3. The assessee is engaged in the business of trading (export) of yarn. The original return of income was filed by the assessee on 14-10-2017 declaring total loss of Rs. (-) 15,11,271/-. The case was selected for scrutiny in CASS and notice u/s. 143(2) of the Act was issued on 13-08-2019. Thereafter, notice u/s. 142(1) of the Act along with detailed questionnaire was served on 12-01-2019. In response to notices issued, the assessee filed reply on various dates along with details. The Assessing Officer observed that the assessee company paid commission to non- resident amounting to Rs. 3,42,79,595/- during the year and had not deducted TDS on commission payment to non-resident. The said details were asked by issuing notice u/s. 142(1) and further a show cause notice dated 15-11-2019 as to why the commission to the non-resident should not be disallowed. In response to, the assessee filed its reply on 11-11-2019 stating that this issue is an identical issue in earlier year and addition on the same ground was deleted by the CIT(A). The Assessing Officer after taking cognizance of the copy of agreement observed that all the agreements on plane paper and not signed by authorized signatory of assessee company which indicated that these documents are filed only for completing submission formalities. In fact all the details filed by the assessee and the commission paid is not same in relation to all agents. Thus, the Assessing Officer observed that the genuineness of commission expense was not proved by the assessee. Therefore, the Assessing Officer disallowed the commission expenses u/s. 37 to the extent of RS. 3,42,39,594/-.
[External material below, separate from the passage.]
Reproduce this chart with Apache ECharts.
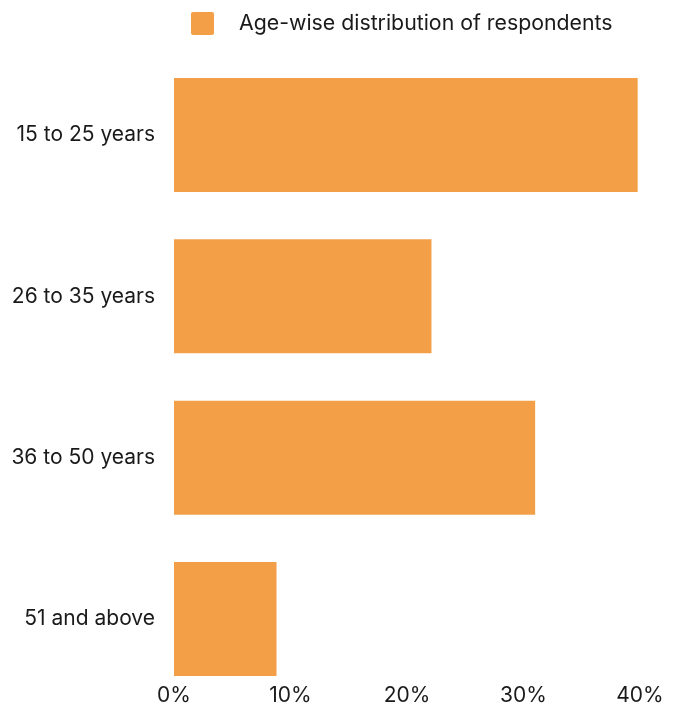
<!DOCTYPE html>
<html>
<head>
<meta charset="utf-8">
<script src="https://cdn.jsdelivr.net/npm/echarts@6/dist/echarts.min.js"></script>
<style>
  html, body { margin: 0; padding: 0; background: #ffffff; }
  #chart { width: 681px; height: 708px; }
</style>
</head>
<body>
<div id="chart"></div>
<script>
// Age groups, top to bottom
const categories = ['15 to 25 years', '26 to 35 years', '36 to 50 years', '51 and above'];
// Share of respondents (%)
const shares = [39.8, 22.1, 31.0, 8.8];
const seriesName = 'Age-wise distribution of respondents';
const xTicks = [0, 10, 20, 30, 40];

const FONT = 'Inter, "Noto Sans", sans-serif';
const TEXT = '#1a1a1a';
const BAR = '#F29F47';

const chart = echarts.init(document.getElementById('chart'), null, { renderer: 'canvas' });
chart.setOption({
  animation: false,
  backgroundColor: '#ffffff',
  textStyle: { fontFamily: FONT },
  legend: {
    left: 191,
    top: 12,
    padding: 0,
    itemWidth: 23,
    itemHeight: 23,
    itemGap: 10,
    icon: 'path://M2,0 H21 A2,2 0 0 1 23,2 V21 A2,2 0 0 1 21,23 H2 A2,2 0 0 1 0,21 V2 A2,2 0 0 1 2,0 Z',
    textStyle: { fontFamily: FONT, fontSize: 21.3, color: TEXT, padding: [0, 0, 0, 20] },
    data: [seriesName]
  },
  grid: { left: 174, right: 41, top: 54.3, bottom: 8.3, containLabel: false },
  xAxis: {
    type: 'value',
    min: xTicks[0],
    max: xTicks[xTicks.length - 1],
    interval: 10,
    axisLine: { show: false },
    axisTick: { show: false },
    splitLine: { show: false },
    axisLabel: {
      margin: -15,
      fontFamily: FONT,
      fontSize: 21,
      color: TEXT,
      formatter: v => v + '%'
    }
  },
  yAxis: {
    type: 'category',
    inverse: true,
    data: categories,
    axisLine: { show: false },
    axisTick: { show: false },
    splitLine: { show: false },
    axisLabel: { margin: 19, fontFamily: FONT, fontSize: 21, color: TEXT }
  },
  series: [{
    name: seriesName,
    type: 'bar',
    data: shares,
    barWidth: 114,
    itemStyle: { color: BAR }
  }]
});
</script>
</body>
</html>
DCIT vs. Kewalram Textiles Pvt. Ltd., A.Y. 2017-18 4. Being aggrieved by the assessment order, the assessee filed appeal before the ld. CIT(A). The CIT(A) allowed the appeal of the assessee.
The ld. D.R. submitted that the assessee has not proved the genuineness of the commission expenses as the details filed before the Assessing Officer was not registered document or signed document in presence of both the parties. The ld. D.R. further submitted that the assessee also failed to provide documents towards export commission paid to non-resident agents, methods and email communication, Form 15CA, 15CB and also has not submitted any proof regarding bank statement reflecting the payment either in dollar or Indian rupee for showing the genuinenity of the commission paid. The ld. D.R. relied upon the assessment order and the order of the CIT(A).
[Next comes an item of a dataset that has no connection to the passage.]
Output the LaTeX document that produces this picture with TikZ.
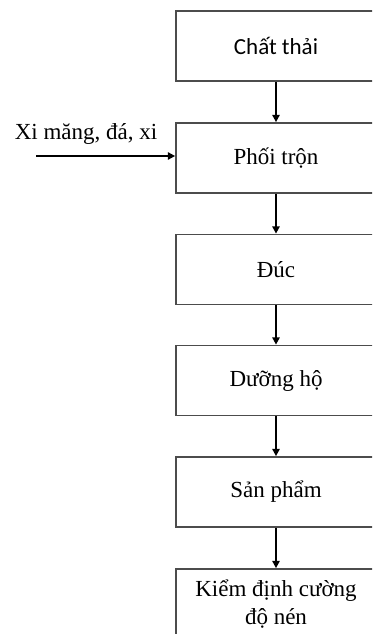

The ld. A.R. submitted that the entire show cause notice was on the TDS and not related to the disallowance u/s. 37 of the Act. In fact, in all the earlier assessment years, the TDS has been allowed and the Assessing Officer has to follow the assessee’s earlier assessment years in which the jurisdictional CIT(A) has allowed the appeal of the assessee on identical issue. The ld. A.R. relied upon the order of the CIT(A) and the order of the Tribunal in assessee’s own case.
DCIT vs. Kewalram Textiles Pvt. Ltd., A.Y. 2017-18 7. We have heard both the parties and perused the material available on record. The Assessing Officer made addition under the head commission expenses paid to non-resident but the assessee company is in the line of exports and commission paid to essential and integral part of the business as mentioned by the CIT(A) in para 7 of the order. Disallowance on the same ground i.e. genuineness and non- deduction of TDS in assessee’s own case has been deleted by the CIT(A) from assessment year 2010-11 to 2014-15 and in fact the Tribunal vide order dated 06-05-2021 deleted this addition of overseas commission expenses being ITA 719/Ahd/2014 and 3412/Ahd/2016 of assessment year 2010-11 and 2011-12. The issue has been decided by Hon’ble Apex Court in case of CIT vs. Toshoku Ltd. 125 ITR 525 where it was stated that commission agent who does not carry out any business operation in India and as a selling agent outside India is not chargeable to tax in India and the receipt in India of the sale proceeds remitted by the purchasers from abroad did not amount to an operation carried out by the non-resident commission agent in India as per clause (a) of Explanation to section 9(1)(i) of the Act. Thus, the CIT(A) has rightly observed the same and allowed the appeal of the assessee. Therefore, the CIT(A) was right in deleting the addition. Hence the appeal of the Revenue is dismissed.
In the result, the appeal of the Revenue is dismissed.